▶ **WHAT THIS TASK INVOLVES**:
Do not include the pictures; repeat the rest of the data exactly.

----- WORKING DATA

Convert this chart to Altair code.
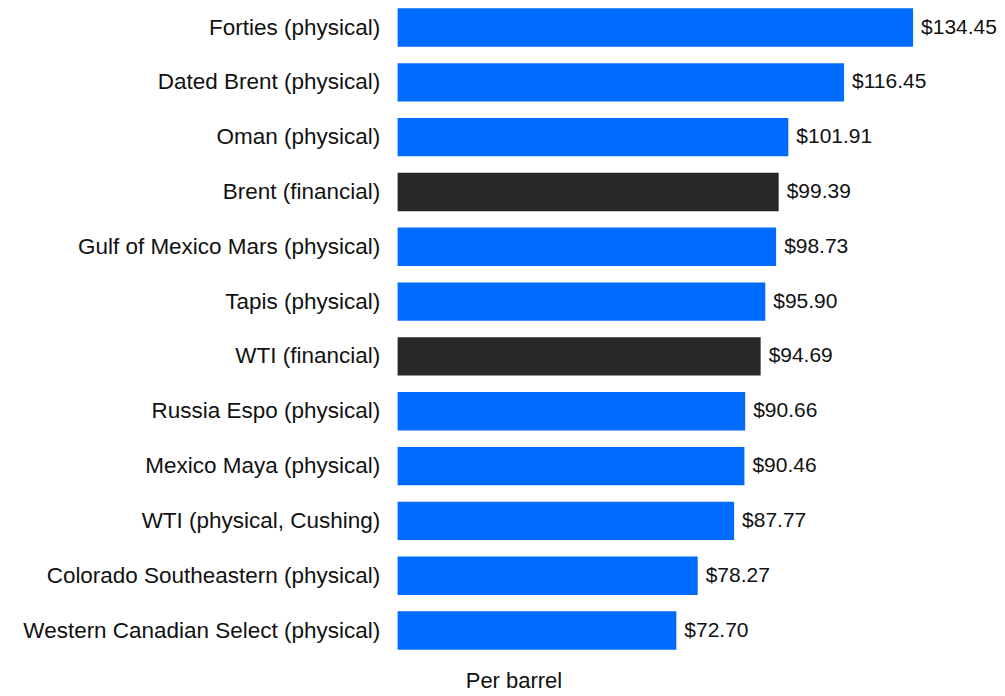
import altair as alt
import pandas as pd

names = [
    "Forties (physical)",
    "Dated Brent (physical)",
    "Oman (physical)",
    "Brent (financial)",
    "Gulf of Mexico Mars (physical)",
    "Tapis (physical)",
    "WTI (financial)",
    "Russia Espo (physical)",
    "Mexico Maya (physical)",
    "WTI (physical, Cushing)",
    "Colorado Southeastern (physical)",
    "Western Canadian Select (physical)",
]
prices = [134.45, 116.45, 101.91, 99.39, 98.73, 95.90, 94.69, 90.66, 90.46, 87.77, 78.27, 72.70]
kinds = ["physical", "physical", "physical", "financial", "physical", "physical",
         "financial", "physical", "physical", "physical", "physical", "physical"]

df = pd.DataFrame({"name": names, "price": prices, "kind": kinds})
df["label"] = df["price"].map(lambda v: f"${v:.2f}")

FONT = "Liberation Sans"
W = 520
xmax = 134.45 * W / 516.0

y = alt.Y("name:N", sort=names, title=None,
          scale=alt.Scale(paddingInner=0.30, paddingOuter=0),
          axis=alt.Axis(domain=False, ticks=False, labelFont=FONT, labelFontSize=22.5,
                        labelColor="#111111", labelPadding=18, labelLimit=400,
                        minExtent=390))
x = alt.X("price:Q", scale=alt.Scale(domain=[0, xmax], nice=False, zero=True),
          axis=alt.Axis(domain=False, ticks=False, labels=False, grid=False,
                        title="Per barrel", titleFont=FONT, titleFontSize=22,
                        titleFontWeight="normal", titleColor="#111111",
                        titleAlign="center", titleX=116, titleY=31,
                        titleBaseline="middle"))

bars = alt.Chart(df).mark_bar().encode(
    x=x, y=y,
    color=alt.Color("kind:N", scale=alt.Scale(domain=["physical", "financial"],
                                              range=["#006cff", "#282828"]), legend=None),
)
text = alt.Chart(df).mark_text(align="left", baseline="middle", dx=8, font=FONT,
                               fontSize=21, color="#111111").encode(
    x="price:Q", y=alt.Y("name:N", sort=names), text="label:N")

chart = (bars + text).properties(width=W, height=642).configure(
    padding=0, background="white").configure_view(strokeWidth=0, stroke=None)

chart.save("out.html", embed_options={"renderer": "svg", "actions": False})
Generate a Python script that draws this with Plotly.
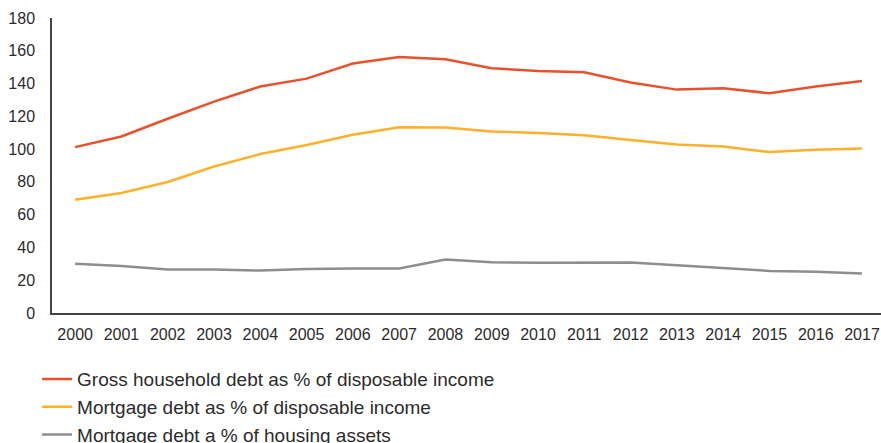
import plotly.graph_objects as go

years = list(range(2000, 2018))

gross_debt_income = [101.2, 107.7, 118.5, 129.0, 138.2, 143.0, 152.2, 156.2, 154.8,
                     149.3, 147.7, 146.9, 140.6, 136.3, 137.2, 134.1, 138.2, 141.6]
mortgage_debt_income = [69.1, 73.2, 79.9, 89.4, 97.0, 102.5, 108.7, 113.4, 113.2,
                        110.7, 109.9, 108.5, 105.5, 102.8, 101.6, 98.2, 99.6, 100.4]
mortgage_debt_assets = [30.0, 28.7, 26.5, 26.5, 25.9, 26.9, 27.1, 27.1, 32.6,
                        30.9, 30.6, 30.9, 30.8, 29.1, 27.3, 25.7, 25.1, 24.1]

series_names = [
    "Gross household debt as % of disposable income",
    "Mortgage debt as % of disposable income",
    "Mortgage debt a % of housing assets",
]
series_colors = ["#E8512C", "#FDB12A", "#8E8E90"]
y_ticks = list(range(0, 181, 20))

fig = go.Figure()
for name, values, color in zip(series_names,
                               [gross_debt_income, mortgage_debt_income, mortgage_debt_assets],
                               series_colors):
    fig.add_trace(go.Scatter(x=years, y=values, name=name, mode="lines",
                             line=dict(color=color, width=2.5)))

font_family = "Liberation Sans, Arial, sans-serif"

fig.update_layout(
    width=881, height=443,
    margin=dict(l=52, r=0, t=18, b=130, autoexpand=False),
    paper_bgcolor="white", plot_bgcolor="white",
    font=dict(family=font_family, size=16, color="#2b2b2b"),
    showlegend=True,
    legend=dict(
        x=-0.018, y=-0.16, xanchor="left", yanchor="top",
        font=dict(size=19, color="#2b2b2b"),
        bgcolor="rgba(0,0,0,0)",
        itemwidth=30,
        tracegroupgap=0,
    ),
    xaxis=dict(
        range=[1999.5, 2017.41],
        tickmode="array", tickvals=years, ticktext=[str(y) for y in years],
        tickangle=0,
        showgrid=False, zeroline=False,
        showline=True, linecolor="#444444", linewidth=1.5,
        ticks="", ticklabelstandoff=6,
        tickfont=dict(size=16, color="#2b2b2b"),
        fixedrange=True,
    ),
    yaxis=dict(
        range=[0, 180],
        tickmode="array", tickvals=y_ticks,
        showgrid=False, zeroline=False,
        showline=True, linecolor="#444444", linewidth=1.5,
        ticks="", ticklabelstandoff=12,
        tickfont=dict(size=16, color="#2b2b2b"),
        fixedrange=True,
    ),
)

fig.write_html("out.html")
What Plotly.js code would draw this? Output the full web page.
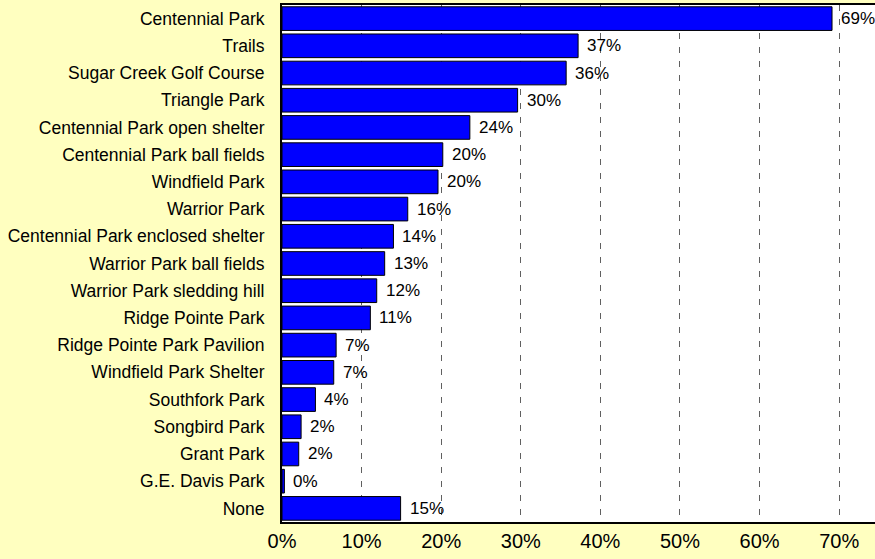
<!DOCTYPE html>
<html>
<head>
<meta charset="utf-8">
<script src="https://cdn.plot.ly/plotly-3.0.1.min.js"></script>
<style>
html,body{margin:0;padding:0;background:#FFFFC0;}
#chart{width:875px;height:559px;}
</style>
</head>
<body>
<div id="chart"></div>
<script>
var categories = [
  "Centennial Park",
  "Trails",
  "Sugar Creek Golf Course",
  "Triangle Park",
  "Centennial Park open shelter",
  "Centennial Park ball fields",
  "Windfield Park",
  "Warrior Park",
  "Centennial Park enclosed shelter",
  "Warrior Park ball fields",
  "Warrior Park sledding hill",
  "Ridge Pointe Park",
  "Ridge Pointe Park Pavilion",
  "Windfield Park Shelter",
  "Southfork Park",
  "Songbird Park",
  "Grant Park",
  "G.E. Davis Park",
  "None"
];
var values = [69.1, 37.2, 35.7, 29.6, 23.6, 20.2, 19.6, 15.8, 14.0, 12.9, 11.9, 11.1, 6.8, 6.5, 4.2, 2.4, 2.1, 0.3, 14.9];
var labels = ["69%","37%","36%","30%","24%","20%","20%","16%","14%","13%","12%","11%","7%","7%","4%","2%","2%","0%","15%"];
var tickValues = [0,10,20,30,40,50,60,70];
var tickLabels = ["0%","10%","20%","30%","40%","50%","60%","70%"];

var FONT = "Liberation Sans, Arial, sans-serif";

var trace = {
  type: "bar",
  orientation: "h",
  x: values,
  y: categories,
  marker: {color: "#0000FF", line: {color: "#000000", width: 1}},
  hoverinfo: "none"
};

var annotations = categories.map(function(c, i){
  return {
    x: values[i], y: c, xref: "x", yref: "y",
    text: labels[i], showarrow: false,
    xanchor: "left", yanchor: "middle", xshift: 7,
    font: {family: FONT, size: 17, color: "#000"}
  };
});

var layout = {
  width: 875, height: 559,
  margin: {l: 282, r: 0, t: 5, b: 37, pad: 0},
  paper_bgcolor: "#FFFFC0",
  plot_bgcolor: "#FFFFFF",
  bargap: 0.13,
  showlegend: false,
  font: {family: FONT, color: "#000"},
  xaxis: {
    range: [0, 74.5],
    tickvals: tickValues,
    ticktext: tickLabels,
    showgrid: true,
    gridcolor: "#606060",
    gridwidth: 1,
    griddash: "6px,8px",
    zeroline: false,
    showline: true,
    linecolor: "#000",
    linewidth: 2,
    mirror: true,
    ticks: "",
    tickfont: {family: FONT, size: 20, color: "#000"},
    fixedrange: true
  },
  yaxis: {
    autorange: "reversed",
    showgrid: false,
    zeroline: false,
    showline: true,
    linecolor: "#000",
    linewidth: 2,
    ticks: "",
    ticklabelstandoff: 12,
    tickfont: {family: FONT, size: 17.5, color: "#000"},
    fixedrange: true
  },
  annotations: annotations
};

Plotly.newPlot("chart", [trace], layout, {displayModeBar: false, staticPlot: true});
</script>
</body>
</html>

----------

▶ **ANSWER TO THE TASK**:
Convert this chart to Altair code.
import altair as alt
import pandas as pd

names = [
    "Forties (physical)",
    "Dated Brent (physical)",
    "Oman (physical)",
    "Brent (financial)",
    "Gulf of Mexico Mars (physical)",
    "Tapis (physical)",
    "WTI (financial)",
    "Russia Espo (physical)",
    "Mexico Maya (physical)",
    "WTI (physical, Cushing)",
    "Colorado Southeastern (physical)",
    "Western Canadian Select (physical)",
]
prices = [134.45, 116.45, 101.91, 99.39, 98.73, 95.90, 94.69, 90.66, 90.46, 87.77, 78.27, 72.70]
kinds = ["physical", "physical", "physical", "financial", "physical", "physical",
         "financial", "physical", "physical", "physical", "physical", "physical"]

df = pd.DataFrame({"name": names, "price": prices, "kind": kinds})
df["label"] = df["price"].map(lambda v: f"${v:.2f}")

FONT = "Liberation Sans"
W = 520
xmax = 134.45 * W / 516.0

y = alt.Y("name:N", sort=names, title=None,
          scale=alt.Scale(paddingInner=0.30, paddingOuter=0),
          axis=alt.Axis(domain=False, ticks=False, labelFont=FONT, labelFontSize=22.5,
                        labelColor="#111111", labelPadding=18, labelLimit=400,
                        minExtent=390))
x = alt.X("price:Q", scale=alt.Scale(domain=[0, xmax], nice=False, zero=True),
          axis=alt.Axis(domain=False, ticks=False, labels=False, grid=False,
                        title="Per barrel", titleFont=FONT, titleFontSize=22,
                        titleFontWeight="normal", titleColor="#111111",
                        titleAlign="center", titleX=116, titleY=31,
                        titleBaseline="middle"))

bars = alt.Chart(df).mark_bar().encode(
    x=x, y=y,
    color=alt.Color("kind:N", scale=alt.Scale(domain=["physical", "financial"],
                                              range=["#006cff", "#282828"]), legend=None),
)
text = alt.Chart(df).mark_text(align="left", baseline="middle", dx=8, font=FONT,
                               fontSize=21, color="#111111").encode(
    x="price:Q", y=alt.Y("name:N", sort=names), text="label:N")

chart = (bars + text).properties(width=W, height=642).configure(
    padding=0, background="white").configure_view(strokeWidth=0, stroke=None)

chart.save("out.html", embed_options={"renderer": "svg", "actions": False})
Generate a Python script that draws this with Plotly.
import plotly.graph_objects as go

years = list(range(2000, 2018))

gross_debt_income = [101.2, 107.7, 118.5, 129.0, 138.2, 143.0, 152.2, 156.2, 154.8,
                     149.3, 147.7, 146.9, 140.6, 136.3, 137.2, 134.1, 138.2, 141.6]
mortgage_debt_income = [69.1, 73.2, 79.9, 89.4, 97.0, 102.5, 108.7, 113.4, 113.2,
                        110.7, 109.9, 108.5, 105.5, 102.8, 101.6, 98.2, 99.6, 100.4]
mortgage_debt_assets = [30.0, 28.7, 26.5, 26.5, 25.9, 26.9, 27.1, 27.1, 32.6,
                        30.9, 30.6, 30.9, 30.8, 29.1, 27.3, 25.7, 25.1, 24.1]

series_names = [
    "Gross household debt as % of disposable income",
    "Mortgage debt as % of disposable income",
    "Mortgage debt a % of housing assets",
]
series_colors = ["#E8512C", "#FDB12A", "#8E8E90"]
y_ticks = list(range(0, 181, 20))

fig = go.Figure()
for name, values, color in zip(series_names,
                               [gross_debt_income, mortgage_debt_income, mortgage_debt_assets],
                               series_colors):
    fig.add_trace(go.Scatter(x=years, y=values, name=name, mode="lines",
                             line=dict(color=color, width=2.5)))

font_family = "Liberation Sans, Arial, sans-serif"

fig.update_layout(
    width=881, height=443,
    margin=dict(l=52, r=0, t=18, b=130, autoexpand=False),
    paper_bgcolor="white", plot_bgcolor="white",
    font=dict(family=font_family, size=16, color="#2b2b2b"),
    showlegend=True,
    legend=dict(
        x=-0.018, y=-0.16, xanchor="left", yanchor="top",
        font=dict(size=19, color="#2b2b2b"),
        bgcolor="rgba(0,0,0,0)",
        itemwidth=30,
        tracegroupgap=0,
    ),
    xaxis=dict(
        range=[1999.5, 2017.41],
        tickmode="array", tickvals=years, ticktext=[str(y) for y in years],
        tickangle=0,
        showgrid=False, zeroline=False,
        showline=True, linecolor="#444444", linewidth=1.5,
        ticks="", ticklabelstandoff=6,
        tickfont=dict(size=16, color="#2b2b2b"),
        fixedrange=True,
    ),
    yaxis=dict(
        range=[0, 180],
        tickmode="array", tickvals=y_ticks,
        showgrid=False, zeroline=False,
        showline=True, linecolor="#444444", linewidth=1.5,
        ticks="", ticklabelstandoff=12,
        tickfont=dict(size=16, color="#2b2b2b"),
        fixedrange=True,
    ),
)

fig.write_html("out.html")
What Plotly.js code would draw this? Output the full web page.
<!DOCTYPE html>
<html>
<head>
<meta charset="utf-8">
<script src="https://cdn.plot.ly/plotly-3.0.1.min.js"></script>
<style>
html,body{margin:0;padding:0;background:#FFFFC0;}
#chart{width:875px;height:559px;}
</style>
</head>
<body>
<div id="chart"></div>
<script>
var categories = [
  "Centennial Park",
  "Trails",
  "Sugar Creek Golf Course",
  "Triangle Park",
  "Centennial Park open shelter",
  "Centennial Park ball fields",
  "Windfield Park",
  "Warrior Park",
  "Centennial Park enclosed shelter",
  "Warrior Park ball fields",
  "Warrior Park sledding hill",
  "Ridge Pointe Park",
  "Ridge Pointe Park Pavilion",
  "Windfield Park Shelter",
  "Southfork Park",
  "Songbird Park",
  "Grant Park",
  "G.E. Davis Park",
  "None"
];
var values = [69.1, 37.2, 35.7, 29.6, 23.6, 20.2, 19.6, 15.8, 14.0, 12.9, 11.9, 11.1, 6.8, 6.5, 4.2, 2.4, 2.1, 0.3, 14.9];
var labels = ["69%","37%","36%","30%","24%","20%","20%","16%","14%","13%","12%","11%","7%","7%","4%","2%","2%","0%","15%"];
var tickValues = [0,10,20,30,40,50,60,70];
var tickLabels = ["0%","10%","20%","30%","40%","50%","60%","70%"];

var FONT = "Liberation Sans, Arial, sans-serif";

var trace = {
  type: "bar",
  orientation: "h",
  x: values,
  y: categories,
  marker: {color: "#0000FF", line: {color: "#000000", width: 1}},
  hoverinfo: "none"
};

var annotations = categories.map(function(c, i){
  return {
    x: values[i], y: c, xref: "x", yref: "y",
    text: labels[i], showarrow: false,
    xanchor: "left", yanchor: "middle", xshift: 7,
    font: {family: FONT, size: 17, color: "#000"}
  };
});

var layout = {
  width: 875, height: 559,
  margin: {l: 282, r: 0, t: 5, b: 37, pad: 0},
  paper_bgcolor: "#FFFFC0",
  plot_bgcolor: "#FFFFFF",
  bargap: 0.13,
  showlegend: false,
  font: {family: FONT, color: "#000"},
  xaxis: {
    range: [0, 74.5],
    tickvals: tickValues,
    ticktext: tickLabels,
    showgrid: true,
    gridcolor: "#606060",
    gridwidth: 1,
    griddash: "6px,8px",
    zeroline: false,
    showline: true,
    linecolor: "#000",
    linewidth: 2,
    mirror: true,
    ticks: "",
    tickfont: {family: FONT, size: 20, color: "#000"},
    fixedrange: true
  },
  yaxis: {
    autorange: "reversed",
    showgrid: false,
    zeroline: false,
    showline: true,
    linecolor: "#000",
    linewidth: 2,
    ticks: "",
    ticklabelstandoff: 12,
    tickfont: {family: FONT, size: 17.5, color: "#000"},
    fixedrange: true
  },
  annotations: annotations
};

Plotly.newPlot("chart", [trace], layout, {displayModeBar: false, staticPlot: true});
</script>
</body>
</html>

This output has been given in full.